Federal Agencies Lay Out Contingency Plans for Possible Shutdown

WASHINGTON — As Congress continued to spar on Saturday over a stopgap spending measure to keep the government running, federal agencies made contingency plans for a potential shutdown.

Each cabinet-level department and federal agency was required to identify essential personnel and determine which operations would continue if no deal were reached by Tuesday, the first day of the new fiscal year.
Although huge parts of the federal bureaucracy could be forced to close, many government functions would continue.
Senior Pentagon officials said on Friday that the more than 1.3 million active military personnel would remain on duty during a shutdown but would probably not receive their paychecks until a spending agreement was reached. The service members and civilians who stay on the job would be categorized as essential to the protection of life and property and to national security.
About half of the Defense Department’s approximately 800,000 civilian employees would be furloughed without pay.
There is little question that troops deployed to Afghanistan would continue their missions, as would warships now off the coast of Syria to pressure President Bashar al-Assad’s government to adhere to a plan to surrender its chemical weapons stockpile.
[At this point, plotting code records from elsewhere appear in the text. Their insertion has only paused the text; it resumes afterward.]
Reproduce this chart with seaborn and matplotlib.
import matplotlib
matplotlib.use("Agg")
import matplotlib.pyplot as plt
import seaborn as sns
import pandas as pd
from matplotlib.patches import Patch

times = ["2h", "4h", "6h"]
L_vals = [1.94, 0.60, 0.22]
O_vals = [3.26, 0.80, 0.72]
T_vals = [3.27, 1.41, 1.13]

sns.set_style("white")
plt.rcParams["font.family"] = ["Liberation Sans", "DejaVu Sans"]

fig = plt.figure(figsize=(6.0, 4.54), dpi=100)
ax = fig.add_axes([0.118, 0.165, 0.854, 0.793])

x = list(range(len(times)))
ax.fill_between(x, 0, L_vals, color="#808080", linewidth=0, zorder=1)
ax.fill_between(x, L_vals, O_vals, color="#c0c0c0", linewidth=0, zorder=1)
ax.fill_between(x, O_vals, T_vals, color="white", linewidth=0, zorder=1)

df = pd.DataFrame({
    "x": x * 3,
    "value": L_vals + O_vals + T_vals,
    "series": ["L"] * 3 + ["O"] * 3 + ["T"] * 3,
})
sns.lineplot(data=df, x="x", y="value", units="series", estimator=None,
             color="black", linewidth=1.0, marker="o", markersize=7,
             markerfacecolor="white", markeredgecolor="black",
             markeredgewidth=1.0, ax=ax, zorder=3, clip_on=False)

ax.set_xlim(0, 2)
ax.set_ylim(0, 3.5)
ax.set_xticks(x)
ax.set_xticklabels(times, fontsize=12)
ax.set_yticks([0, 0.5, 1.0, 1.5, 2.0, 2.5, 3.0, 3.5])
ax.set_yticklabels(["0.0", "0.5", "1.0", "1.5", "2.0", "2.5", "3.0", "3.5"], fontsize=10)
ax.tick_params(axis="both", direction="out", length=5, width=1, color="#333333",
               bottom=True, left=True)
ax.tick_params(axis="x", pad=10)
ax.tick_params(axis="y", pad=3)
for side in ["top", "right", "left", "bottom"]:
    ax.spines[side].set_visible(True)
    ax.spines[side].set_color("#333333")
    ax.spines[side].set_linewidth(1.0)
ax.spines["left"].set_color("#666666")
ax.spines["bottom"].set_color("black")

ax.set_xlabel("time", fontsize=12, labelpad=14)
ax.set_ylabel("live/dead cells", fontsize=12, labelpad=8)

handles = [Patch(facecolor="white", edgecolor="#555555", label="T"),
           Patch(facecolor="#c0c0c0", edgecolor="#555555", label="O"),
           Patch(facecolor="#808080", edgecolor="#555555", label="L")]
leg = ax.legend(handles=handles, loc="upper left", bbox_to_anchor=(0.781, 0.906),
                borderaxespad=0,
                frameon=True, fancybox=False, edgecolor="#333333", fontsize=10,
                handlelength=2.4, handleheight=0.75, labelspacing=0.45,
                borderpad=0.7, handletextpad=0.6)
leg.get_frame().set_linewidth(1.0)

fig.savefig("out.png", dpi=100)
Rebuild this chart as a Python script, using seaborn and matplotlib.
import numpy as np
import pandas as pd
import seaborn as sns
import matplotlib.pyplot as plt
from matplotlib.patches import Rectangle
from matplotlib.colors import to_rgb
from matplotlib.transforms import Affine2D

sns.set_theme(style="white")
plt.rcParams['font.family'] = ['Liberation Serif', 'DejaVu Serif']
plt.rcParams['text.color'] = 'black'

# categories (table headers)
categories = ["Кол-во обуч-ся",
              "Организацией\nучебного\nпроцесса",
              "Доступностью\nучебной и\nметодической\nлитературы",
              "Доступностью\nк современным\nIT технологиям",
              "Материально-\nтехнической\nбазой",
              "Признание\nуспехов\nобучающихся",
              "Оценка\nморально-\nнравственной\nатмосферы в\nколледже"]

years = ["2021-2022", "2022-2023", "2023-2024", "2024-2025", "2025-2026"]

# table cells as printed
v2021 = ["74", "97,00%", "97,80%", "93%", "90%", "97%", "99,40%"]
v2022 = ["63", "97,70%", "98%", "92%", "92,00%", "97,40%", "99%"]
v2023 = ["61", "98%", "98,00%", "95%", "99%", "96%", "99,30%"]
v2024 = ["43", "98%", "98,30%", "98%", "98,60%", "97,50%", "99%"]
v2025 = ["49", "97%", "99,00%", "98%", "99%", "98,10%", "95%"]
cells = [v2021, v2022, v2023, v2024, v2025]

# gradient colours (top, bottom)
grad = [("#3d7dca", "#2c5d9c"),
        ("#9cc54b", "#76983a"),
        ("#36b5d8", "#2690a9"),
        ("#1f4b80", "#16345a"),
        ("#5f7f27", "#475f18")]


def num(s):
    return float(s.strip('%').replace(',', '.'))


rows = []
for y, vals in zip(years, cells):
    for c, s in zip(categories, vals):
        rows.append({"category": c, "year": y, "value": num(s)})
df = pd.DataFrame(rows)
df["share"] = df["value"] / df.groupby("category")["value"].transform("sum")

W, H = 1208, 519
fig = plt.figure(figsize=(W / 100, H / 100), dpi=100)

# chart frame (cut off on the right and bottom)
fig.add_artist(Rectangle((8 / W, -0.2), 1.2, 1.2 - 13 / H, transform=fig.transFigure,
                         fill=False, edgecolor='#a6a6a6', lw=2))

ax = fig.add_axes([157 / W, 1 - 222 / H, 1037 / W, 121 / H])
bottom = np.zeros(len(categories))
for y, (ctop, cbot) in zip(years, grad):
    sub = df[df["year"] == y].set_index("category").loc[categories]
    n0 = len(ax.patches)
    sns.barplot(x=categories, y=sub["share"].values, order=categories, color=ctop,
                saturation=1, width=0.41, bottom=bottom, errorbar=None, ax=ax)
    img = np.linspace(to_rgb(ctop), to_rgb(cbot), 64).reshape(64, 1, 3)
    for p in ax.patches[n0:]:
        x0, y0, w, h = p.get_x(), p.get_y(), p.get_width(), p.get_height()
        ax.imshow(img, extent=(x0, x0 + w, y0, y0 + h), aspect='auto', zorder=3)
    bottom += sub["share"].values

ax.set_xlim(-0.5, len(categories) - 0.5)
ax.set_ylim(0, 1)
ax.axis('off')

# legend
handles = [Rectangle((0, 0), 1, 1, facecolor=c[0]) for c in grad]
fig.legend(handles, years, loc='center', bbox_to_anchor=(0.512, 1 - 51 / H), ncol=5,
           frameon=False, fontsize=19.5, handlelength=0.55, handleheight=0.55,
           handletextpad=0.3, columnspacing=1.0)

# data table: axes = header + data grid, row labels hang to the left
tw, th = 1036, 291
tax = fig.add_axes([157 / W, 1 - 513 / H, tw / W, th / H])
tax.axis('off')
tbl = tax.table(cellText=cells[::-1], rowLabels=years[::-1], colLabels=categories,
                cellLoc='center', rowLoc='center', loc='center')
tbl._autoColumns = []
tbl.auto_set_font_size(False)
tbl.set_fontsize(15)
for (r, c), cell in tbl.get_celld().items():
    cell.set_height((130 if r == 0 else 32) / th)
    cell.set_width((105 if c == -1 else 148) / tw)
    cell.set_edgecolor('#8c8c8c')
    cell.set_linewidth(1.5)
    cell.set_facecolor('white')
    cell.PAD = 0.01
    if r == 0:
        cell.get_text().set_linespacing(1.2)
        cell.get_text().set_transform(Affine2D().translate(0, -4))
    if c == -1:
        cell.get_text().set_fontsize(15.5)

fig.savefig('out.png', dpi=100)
Documents released on Friday by the Pentagon listed essential duties that would be carried out during a government shutdown, including recruitment, intelligence and surveillance, fire protection, counseling and other services for sexual assault victims, operations of mortuary facilities for fallen service members, and a broad range of medical care.
The military is one of several departments whose employees are considered essential for national security purposes. The Department of Homeland Security, which comprises organizations like the Secret Service, Customs and Border Protection and the Federal Emergency Management Agency, would have to furlough roughly 14 percent of its employees, far lower than many other cabinet-level agencies.
Nearly all of the F.B.I.’s roughly 16,000 agents and analysts at its headquarters and its 56 field offices across the country would continue to work because they are considered essential to protecting the country. “Nonessential” employees like carpenters and dock employees who unload shipments would be told to stay home.